Face à cette situation, les soutiens se multiplient. Une pétition en ligne recueille rapidement des milliers de signatures. La famille de Toto affirme avoir reçu l’appui d’un sénateur et d’une députée, démontrant l’ampleur nationale que prend l’affaire. Mais le soutien le plus inattendu vient peut-être de Boris Ravignon, maire de Charleville-Mézières, qui propose d’accueillir Toto dans un parc animalier de sa ville, promettant même d’aménager un enclos individuel pour respecter les contraintes sanitaires.

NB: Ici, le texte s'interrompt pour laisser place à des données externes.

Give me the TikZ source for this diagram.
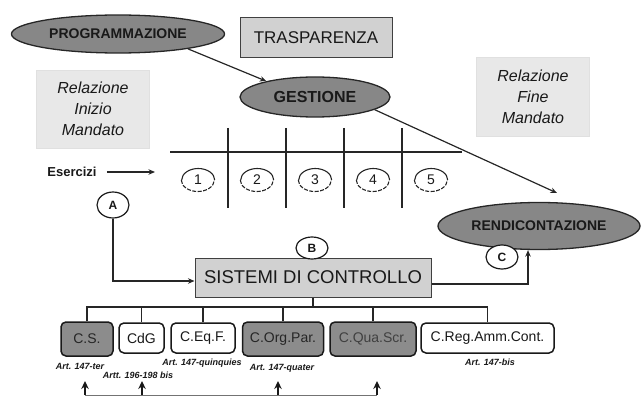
\documentclass[tikz,border=0pt]{standalone}
\usepackage{fontspec}
\setmainfont{Liberation Sans}
\usetikzlibrary{shapes.geometric,arrows.meta}
\begin{document}
\begin{tikzpicture}[x=1pt,y=-1pt,
  oval/.style={ellipse,draw=black!85,line width=1.3pt,fill=black!47,font=\bfseries\fontsize{14}{16}\selectfont,text=black!90,inner sep=0pt},
  graybox/.style={rectangle,draw=black!75,line width=1pt,fill=black!18,inner sep=0pt},
  notebox/.style={rectangle,draw=black!12,fill=black!9,inner sep=0pt,align=center,font=\itshape\fontsize{16}{21}\selectfont,text=black!90},
  numc/.style={ellipse,minimum width=33pt,minimum height=23pt,inner sep=0pt,font=\fontsize{14}{16}\selectfont,text=black!90},
  letc/.style={ellipse,draw=black!90,line width=1.2pt,fill=white,inner sep=0pt,font=\bfseries\fontsize{12}{14}\selectfont,text=black!90},
  ctrl/.style={rectangle,rounded corners=5pt,draw=black!90,line width=1.5pt,fill=white,inner sep=0pt,minimum height=30pt,font=\fontsize{14}{16}\selectfont,text=black!90},
  dark/.style={ctrl,fill=black!45,minimum height=34pt},
  artl/.style={font=\bfseries\itshape\fontsize{9}{10}\selectfont,inner sep=0pt,text=black!90},
  conn/.style={line width=1.2pt,draw=black!85},
  tip/.style={-{Stealth[length=6.5pt,width=5.5pt]}},
  bigtip/.style={-{Stealth[length=8pt,width=7.5pt]}},
]
\useasboundingbox (0,0) rectangle (641,396);

% main ovals and boxes
\node[oval,minimum width=213pt,minimum height=38pt] (prog) at (118,34) {PROGRAMMAZIONE};
\node[graybox,minimum width=152pt,minimum height=40pt,font=\fontsize{17}{20}\selectfont,text=black!90] (trasp) at (316,38) {TRASPARENZA};
\node[notebox,minimum width=113pt,minimum height=78pt] (rim) at (93,109) {Relazione\\Inizio\\Mandato};
\node[oval,minimum width=150pt,minimum height=40pt,font=\bfseries\fontsize{16}{18}\selectfont] (gest) at (315,97) {GESTIONE};
\node[notebox,minimum width=113pt,minimum height=79pt] (rfm) at (533,97) {Relazione\\Fine\\Mandato};
\node[oval,minimum width=202pt,minimum height=47pt] (rend) at (539,226) {RENDICONTAZIONE};

% grid of exercises
\draw[line width=1.6pt,black!85] (170,152) -- (462,152);
\foreach \x in {228,286,344,402} \draw[line width=1.6pt,black!85] (\x,128) -- (\x,208);
\foreach \i/\x in {1/198,2/257,3/315,4/373,5/431} {
  \node[numc] (n\i) at (\x,180) {\i};
  \draw[line width=1.1pt,black!85] (n\i.east) arc[start angle=0,end angle=180,x radius=16.5pt,y radius=11.5pt];
  \draw[line width=1.1pt,black!85,dash pattern=on 4pt off 1.5pt] (n\i.west) arc[start angle=180,end angle=360,x radius=16.5pt,y radius=11.5pt];
}

% Esercizi
\node[font=\bfseries\fontsize{13}{15}\selectfont,inner sep=0pt,text=black!90] (eser) at (72,172) {Esercizi};
\coordinate (eserend) at (155,172);
\draw[conn,tip] ([xshift=10pt]eser.east) -- (eserend);

% sistemi di controllo
\node[graybox,minimum width=236pt,minimum height=39pt,font=\fontsize{18.5}{20}\selectfont,text=black!90] (sis) at (313,277.5) {SISTEMI DI CONTROLLO};

% letters
\node[letc,minimum width=32pt,minimum height=26pt] (A) at (113,205) {A};
\node[letc,minimum width=32pt,minimum height=22pt] (B) at (312,248) {B};
\node[letc,minimum width=32pt,minimum height=24pt] (C) at (502,257) {C};

% connectors
\coordinate (rendtop) at (557,193);
\draw[conn,tip] (prog.-12) -- (gest.162);
\draw[conn,tip] (gest.-12) -- (rendtop);
\draw[conn,tip] (A.south) |- ([yshift=-3.5pt]sis.west);
\draw[conn,tip] ([yshift=-6.5pt]sis.east) -| ([xshift=-11pt]rend.south);

% control boxes
\node[dark,minimum width=52pt,text=black!85] (cs) at (87,339) {C.S.};
\node[ctrl,minimum width=45pt] (cdg) at (141.5,338) {CdG};
\node[ctrl,minimum width=64pt] (ceqf) at (203,338) {C.Eq.F.};
\node[dark,minimum width=81pt,text=black!85] (corg) at (283,339) {C.Org.Par.};
\node[dark,minimum width=86pt,text=black!75] (cqua) at (373,339) {C.Qua.Scr.};
\node[ctrl,minimum width=133pt] (creg) at (487.5,338) {C.Reg.Amm.Cont.};

\coordinate (bus) at (313,307);
\draw[conn] (sis.south) -- (bus);
\foreach \b in {cs,cdg,ceqf,corg,cqua,creg} \draw[conn] (\b.north) |- (bus);

% article labels
\node[artl] (l1) at (80,366) {Art. 147-ter};
\node[artl] (l2) at (138,375) {Artt. 196-198 bis};
\node[artl] (l3) at (202,363) {Art. 147-quinquies};
\node[artl] (l4) at (282,368) {Art. 147-quater};
\node[artl] (l5) at (490,362) {Art. 147-bis};

% bottom arrows
\foreach \i/\x in {1/85,2/142,3/278,4/377} {
  \coordinate (b\i) at (\x,395);
  \coordinate (t\i) at (\x,381);
}
\draw[line width=0.9pt,black!55] (b1) -- (b4);
\foreach \i in {1,...,4} \draw[line width=1.8pt,black!90,bigtip] (b\i) -- (t\i);
\end{tikzpicture}
\end{document}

Un précédent qui ravive l’espoir

Cette affaire n’est pas sans rappeler un cas similaire qui avait défrayé la chronique à Arras il y a vingt-cinq ans. À l’époque, une famille risquait également de perdre une femelle sanglier apprivoisée, menacée d’euthanasie par la justice. L’issue favorable de cette affaire passée ravive l’espoir des défenseurs de Toto.

Dans ce cas précédent, la famille avait finalement obtenu le droit de garder l’animal grâce à un test ADN. Celui-ci avait révélé que la laie était en réalité une « sanglochonne », un hybride entre le sanglier et le cochon domestique. Cette découverte avait mis en lumière un vide juridique concernant le statut de ces animaux hybrides, permettant ainsi à la famille de conserver leur compagnon à quatre pattes.

Une bataille juridique et éthique

Aujourd’hui, les défenseurs de Toto espèrent que le pourvoi en cassation permettra de sauver la vie du jeune sanglier. Cette procédure, qui porte l’affaire devant la plus haute juridiction française, représente l’ultime chance de renverser la décision d’euthanasie. L’avocat de la famille, contacté ce mardi, n’a pas confirmé si le pourvoi avait effectivement été déposé, laissant planer le suspense sur l’avenir de Toto.

Cette affaire soulève des questions fondamentales sur notre relation aux animaux sauvages, les limites de la domestication et l’équilibre entre protection de la santé publique et considérations éthiques. Alors que le débat fait rage, le sort de Toto reste en suspens, symbole malgré lui des complexités de notre coexistence avec la faune sauvage.